No Stone Left Unturned in Planting Project at Rifle Site

Revegetation effort will help set course for future management of mill-tailing disposal cells

Office of Legacy Management

November 20, 2025
minute read time
Marking rocks with orange paint
Rocks are marked with orange paint and inscribed with the name of the species planted in each hole.

When the data analysis ends, the sweat begins.

Office of Legacy Management Support Partners (LMSP) have been hard at work, planting native vegetation on LM’s mill tailings disposal site in Rifle, Colorado, as part of a pilot test to help manage pore water in the disposal cell. 

Scientists with LM’s Applied Studies and Technology (AS&T) team are tracking three separate plots as they test different ways to control rain and snowmelt infiltration at the site.

LMSP staff are planting a specialized mix of shrubs, forbs, and grasses to accelerate natural revegetation. By doing so, AS&T scientists intend to drastically reduce the amount of water infiltrating the cell and contributing to pore water accumulation.

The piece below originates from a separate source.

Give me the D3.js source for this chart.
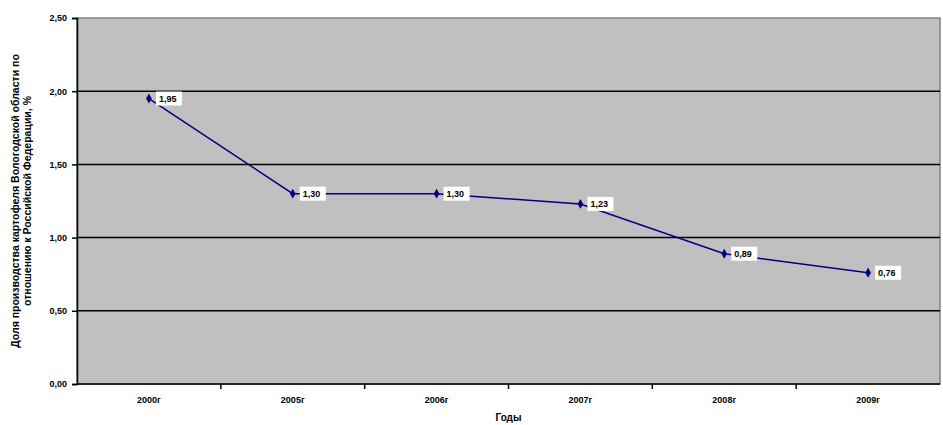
<!DOCTYPE html>
<html>
<head>
<meta charset="utf-8">
<script src="https://cdn.jsdelivr.net/npm/d3@7"></script>
<style>
  body { margin: 0; background: #fff; }
  text { font-family: "Liberation Sans", Arial, sans-serif; font-weight: bold; }
</style>
</head>
<body>
<div id="chart"></div>
<script>
// Data
var years = ["2000г", "2005г", "2006г", "2007г", "2008г", "2009г"];
var shares = [1.95, 1.30, 1.30, 1.23, 0.89, 0.76];
var yTicks = [0, 0.5, 1, 1.5, 2, 2.5];

var svgWidth = 943;
var svgHeight = 425;

var margin = { top: 18, right: 3, bottom: 41, left: 77 };
var width = svgWidth - margin.left - margin.right;
var height = svgHeight - margin.top - margin.bottom;

var svg = d3.select("#chart")
    .append("svg")
    .attr("width", svgWidth)
    .attr("height", svgHeight);

var chartGroup = svg.append("g")
    .attr("transform", `translate(${margin.left}, ${margin.top})`);

var xScale = d3.scaleBand()
    .domain(years)
    .range([0, width]);

var yScale = d3.scaleLinear()
    .domain([0, 2.5])
    .range([height, 0]);

var fmt = d => d3.format(".2f")(d).replace(".", ",");

// plot area
chartGroup.append("rect")
    .attr("width", width)
    .attr("height", height)
    .attr("fill", "#c0c0c0")
    .attr("stroke", "#808080")
    .attr("stroke-width", 1.5);

// gridlines
chartGroup.selectAll(".grid")
    .data(yTicks.filter(d => d > 0 && d < 2.5))
    .enter()
    .append("line")
    .attr("x1", 0)
    .attr("x2", width)
    .attr("y1", d => yScale(d))
    .attr("y2", d => yScale(d))
    .attr("stroke", "#000")
    .attr("stroke-width", 1.5);

// y axis
var leftAxis = d3.axisLeft(yScale)
    .tickValues(yTicks)
    .tickFormat(fmt)
    .tickSize(5)
    .tickPadding(5);

var yAxis = chartGroup.append("g").call(leftAxis);
yAxis.select(".domain").attr("stroke", "#000").attr("stroke-width", 1.5);
yAxis.selectAll(".tick line").attr("stroke-width", 1.5);
yAxis.selectAll("text").attr("font-size", 9).attr("font-family", "Liberation Sans, Arial").attr("font-weight", "bold");

// x axis: ticks between categories
var xAxisGroup = chartGroup.append("g")
    .attr("transform", `translate(0, ${height})`);
xAxisGroup.append("line")
    .attr("x1", 0).attr("x2", width)
    .attr("stroke", "#000").attr("stroke-width", 1.5);
xAxisGroup.selectAll(".xtick")
    .data(years.slice(1))
    .enter()
    .append("line")
    .attr("x1", d => xScale(d))
    .attr("x2", d => xScale(d))
    .attr("y1", 0)
    .attr("y2", 5)
    .attr("stroke", "#000")
    .attr("stroke-width", 1.5);
xAxisGroup.selectAll(".xlabel")
    .data(years)
    .enter()
    .append("text")
    .attr("x", d => xScale(d) + xScale.bandwidth() / 2)
    .attr("y", 19)
    .attr("text-anchor", "middle")
    .attr("font-size", 9)
    .text(d => d);

// axis titles
chartGroup.append("text")
    .attr("x", width / 2)
    .attr("y", height + 37)
    .attr("text-anchor", "middle")
    .attr("font-size", 10)
    .text("Годы");

var yLabel = svg.append("text")
    .attr("transform", `translate(19, ${margin.top + height / 2}) rotate(-90)`)
    .attr("text-anchor", "middle")
    .attr("font-size", 10.5);
yLabel.append("tspan")
    .attr("x", 0).attr("dy", 0)
    .text("Доля производства картофеля Вологодской области по");
yLabel.append("tspan")
    .attr("x", 0).attr("dy", 12)
    .text("отношению к Российской Федерации, %");

// line
var line = d3.line()
    .x((d, i) => xScale(years[i]) + xScale.bandwidth() / 2)
    .y(d => yScale(d));

chartGroup.append("path")
    .datum(shares)
    .attr("d", line)
    .attr("fill", "none")
    .attr("stroke", "#000080")
    .attr("stroke-width", 1.5);

// markers
chartGroup.selectAll(".marker")
    .data(shares)
    .enter()
    .append("path")
    .attr("d", d3.symbol().type(d3.symbolDiamond).size(28))
    .attr("transform", (d, i) => `translate(${xScale(years[i]) + xScale.bandwidth() / 2}, ${yScale(d)})`)
    .attr("fill", "#000080");

// data labels
var labels = chartGroup.selectAll(".dlabel")
    .data(shares)
    .enter()
    .append("g")
    .attr("transform", (d, i) => `translate(${xScale(years[i]) + xScale.bandwidth() / 2 + 7}, ${yScale(d)})`);
labels.append("rect")
    .attr("x", 0)
    .attr("y", -7)
    .attr("width", 26)
    .attr("height", 14)
    .attr("fill", "#fff");
labels.append("text")
    .attr("x", 3)
    .attr("y", 3.5)
    .attr("font-size", 9)
    .text(d => fmt(d));
</script>
</body>
</html>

LM has an extraction system that manages pore water, but that solution isn’t sustainable for long-term management, said Site Manager Mary Young.

system showing key points

“We manage these sites in perpetuity and it’s our mission to think about long-term solutions. Plants give us that solution by providing a passive, low cost, sustainable, and effective method for managing water infiltration into the future,” she said. “It’s also a bonus that it’ll make the disposal cell blend into its surroundings a little more and provide beneficial habitat.” 

On the eastern third of the cell, which is being used as the control site, nature is being allowed to run its course. On the middle third of the cell, staff are seeding and planting into the existing disposal cell cover. On the western third of the cell, AS&T scientists are amending the cover with a soil and gravel admixture before planting.

Up until this point, computers and installed sensor data had been the most useful tools. Now it was time to pull on gloves and pick up shovels.

Every gardener knows that in order to plant something, you first must dig a hole. In the case of the Rifle site, the “gardeners” are sowing a much different environment: a rock covered disposal cell.

“You may think revegetating a 71-acre rock cover disposal cell is crazy. Well, so does AS&T,” said senior scientist David Holbrook. “We are generating data that will refine our future planting strategy. In reality, we may only need to ‘enhance’ five or 10 acres. That is why we are starting with a pilot test.”

Plants are removed from their protective tubing before going in the ground.
Plants are removed from their protective tubing before going in the ground.

Given the scale and complexity of the disposal cell, a multi-layered, 71-acre engineered structure encapsulating contaminated material with up to a 1,000-year shelf life, AS&T recognizes the importance of designing the project to maximize effectiveness and efficiency. For example, the team is utilizing onsite soil stockpiles generated from the pore-water extraction project completed the previous year. Specialized seed mixes and planting methods are used to maximize revegetation success while also reducing costs. Advanced technology will be used to locate overly saturated areas in the cell and track plant growth. That’s not to say the team members won’t be getting their hands dirty – but not without a little help.

LM Support Partners prepare the holes for planting
LM Support Partners prepare the holes for planting

Enter the Upper Colorado Environmental Plant Center (UCEPC) and the Western Colorado Conservation Corps (WCCC). The UCEPC, an extension of the Natural Resource Conservation Service, specializes in disturbed-land reclamation and was contracted to grow plants for the project – some of which were grown from seed collected at the Rifle site. WCCC, a nonprofit with crews of young people to assist in land management projects, will help install these live plants by hand. 

LM and LMSP staff assisting in the project
AS&T senior scientist David Holbrook, left, describes the planting process for the LM Support Partner staff assisting in the project.

Collectively, these efforts are designed to produce a low-maintenance, long-term pore-water management strategy that improves over time – in other words, strategic revegetation leads to plant establishment, then to seed production, clusters of plants grow closer together covering more area, more water is intercepted, and the cycle repeats. AS&T scientists anticipate the strategy will produce measurable results within two or three growing seasons.